Op grond van de stukken overweegt de Afdeling dat naleving van voorschrift 1.6.1 geen ingrijpende nieuwe technische voorzieningen vergt om het gewenste effect te kunnen sorteren, nu vergunninghoudster reeds sinds het verlenen van de revisievergunning op 1 december 1998 is gehouden om de noodzakelijke maatregelen/voorzieningen te treffen.
De Afdeling is dan ook van oordeel, dat gelet op het vorenstaande, verweerders in redelijkheid voorschrift 1.6.1 aan de vergunning van 8 januari 2002 hebben mogen verbinden, nu het ten tijde van het bestreden besluit in de lijn der verwachtingen lag dat vergunninghoudster aan de te treffen maatregelen/voorzieningen, waarnaar wordt verwezen in voorschrift 1.6.1, zou kunnen voldoen.
Voorts overweegt de Afdeling dat het enkele argument van appellant dat vergunninghoudster de desbetreffende voorschriften verbonden aan de revisievergunning van 1 december 1998 tot op heden niet heeft nageleefd, aan het vorenstaande niet af doet.
Deze beroepsgrond treft derhalve geen doel.
2.5. Appellant vreest dat de in voorschrift 1.2.1 weergegeven tijden waarbinnen laad- en losactiviteiten worden verricht niet zullen worden nageleefd.
2.5.1. De Afdeling overweegt dat deze beroepsgrond geen betrekking heeft op de rechtmatigheid van de ter beoordeling staande vergunning en om die reden dan ook niet kan slagen. Voorts merkt de Afdeling op dat de Algemene wet bestuursrecht voorziet in de mogelijkheid tot het treffen van maatregelen die strekken tot het afdwingen van de naleving van de voorschriften die aan een vergunning zijn verbonden.

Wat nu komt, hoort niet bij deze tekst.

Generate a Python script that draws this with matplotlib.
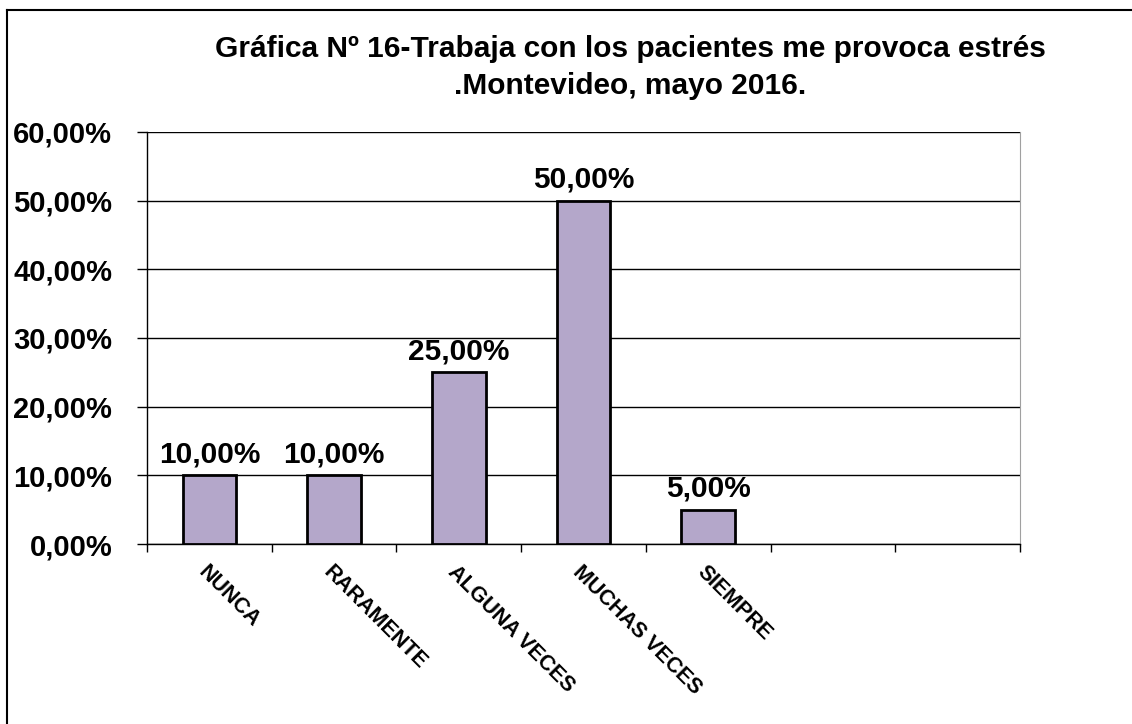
import matplotlib
matplotlib.use("Agg")
import matplotlib.pyplot as plt
from matplotlib.lines import Line2D
from matplotlib.ticker import FuncFormatter, MultipleLocator

# data
categories = ["NUNCA", "RARAMENTE", "ALGUNA VECES", "MUCHAS VECES", "SIEMPRE"]
percent = [10.0, 10.0, 25.0, 50.0, 5.0]
n_slots = 7  # the original chart leaves two empty slots on the right

title = "Gráfica Nº 16-Trabaja con los pacientes me provoca estrés\n.Montevideo, mayo 2016."


def pct(v):
    return f"{v:.2f}%".replace(".", ",")


plt.rcParams["font.family"] = ["Liberation Sans", "DejaVu Sans"]

fig = plt.figure(figsize=(11.32, 7.24), dpi=100)
ax = fig.add_axes([0.1299, 0.2486, 0.7711, 0.5691])

x = list(range(len(categories)))
ax.bar(x, percent, width=0.43, color="#b4a7ca", edgecolor="black", linewidth=2, zorder=3)

for xi, v in zip(x, percent):
    ax.annotate(pct(v), (xi, v), textcoords="offset points", xytext=(0, 5),
                ha="center", va="bottom", fontsize=21.5, fontweight="bold")

ax.set_xlim(-0.5, n_slots - 0.5)
ax.set_ylim(0, 60)
ax.yaxis.set_major_locator(MultipleLocator(10))
ax.yaxis.set_major_formatter(FuncFormatter(lambda v, _: pct(v)))
ax.grid(axis="y", color="black", linewidth=1, zorder=0)

ax.set_xticks(x)
ax.set_xticklabels(categories, rotation=-45, ha="left", rotation_mode="anchor",
                   fontsize=15.5, fontweight="bold")
ax.set_xticks([i - 0.5 for i in range(n_slots + 1)], minor=True)
ax.tick_params(axis="x", which="major", length=0, pad=13)
ax.tick_params(axis="x", which="minor", length=6, width=1, direction="out")
ax.tick_params(axis="y", length=7, width=1, direction="out", pad=18)
for lab in ax.get_yticklabels():
    lab.set_fontsize(21)
    lab.set_fontweight("bold")

ax.spines["top"].set_visible(False)
ax.spines["right"].set_color("#a0a0a0")
ax.spines["left"].set_linewidth(1)
ax.spines["bottom"].set_linewidth(1)

fig.text(0.557, 0.952, title, ha="center", va="top", fontsize=21.5, fontweight="bold",
         linespacing=1.4)

# outer chart frame (only top and left edges fall inside the picture)
fig.add_artist(Line2D([7 / 1132, 1.0], [1 - 10 / 724] * 2, color="black", linewidth=1.5,
                      transform=fig.transFigure))
fig.add_artist(Line2D([7 / 1132] * 2, [0.0, 1 - 10 / 724], color="black", linewidth=1.5,
                      transform=fig.transFigure))

fig.savefig("out.png", dpi=100)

2.6. Het bezwaar van appellant dat het onduidelijk is of de grenzen van de inrichting, zoals weergegeven op de tekening met kenmerk 42101, gevoegd bij de vergunningaanvraag van 22 december 2000, de werkelijke grenzen van de inrichting behelst, begrijpt de Afdeling aldus dat appellant zich in het beroepschrift beperkt tot het herhalen van deze in de bedenkingen aangevoerde grond, terwijl in de considerans van het bestreden besluit door verweerders is ingegaan op deze bedenking. Appellant heeft in het beroepschrift geen redenen aangevoerd waarom de weerlegging van de desbetreffende bedenking in het bestreden besluit onjuist zou zijn. Ook voor het overige is niet gebleken dat die weerlegging van de bedenking onjuist zou zijn. Het beroep is in zoverre ongegrond.
2.7. Het beroep is, voorzover ontvankelijk, ongegrond.
2.8. Voor een proceskostenveroordeling bestaat geen aanleiding.
De Afdeling bestuursrechtspraak van de Raad van State
Recht doende in naam der Koningin:
I. verklaart het beroep niet-ontvankelijk voorzover het de bezwaren met betrekking tot de overschrijding van de normen weergegeven in de Circulaire Industrielawaai, het niet treffen van geluidsbeperkende maatregelen en het ten onrechte meten van het geluidniveau op een hoogte van 5 meter betreft;
II. verklaart het beroep voor het overige ongegrond.
Aldus vastgesteld door mr. K. Brink, Lid van de enkelvoudige kamer, in tegenwoordigheid van mr. R.G.P. Oudenaller, ambtenaar van Staat.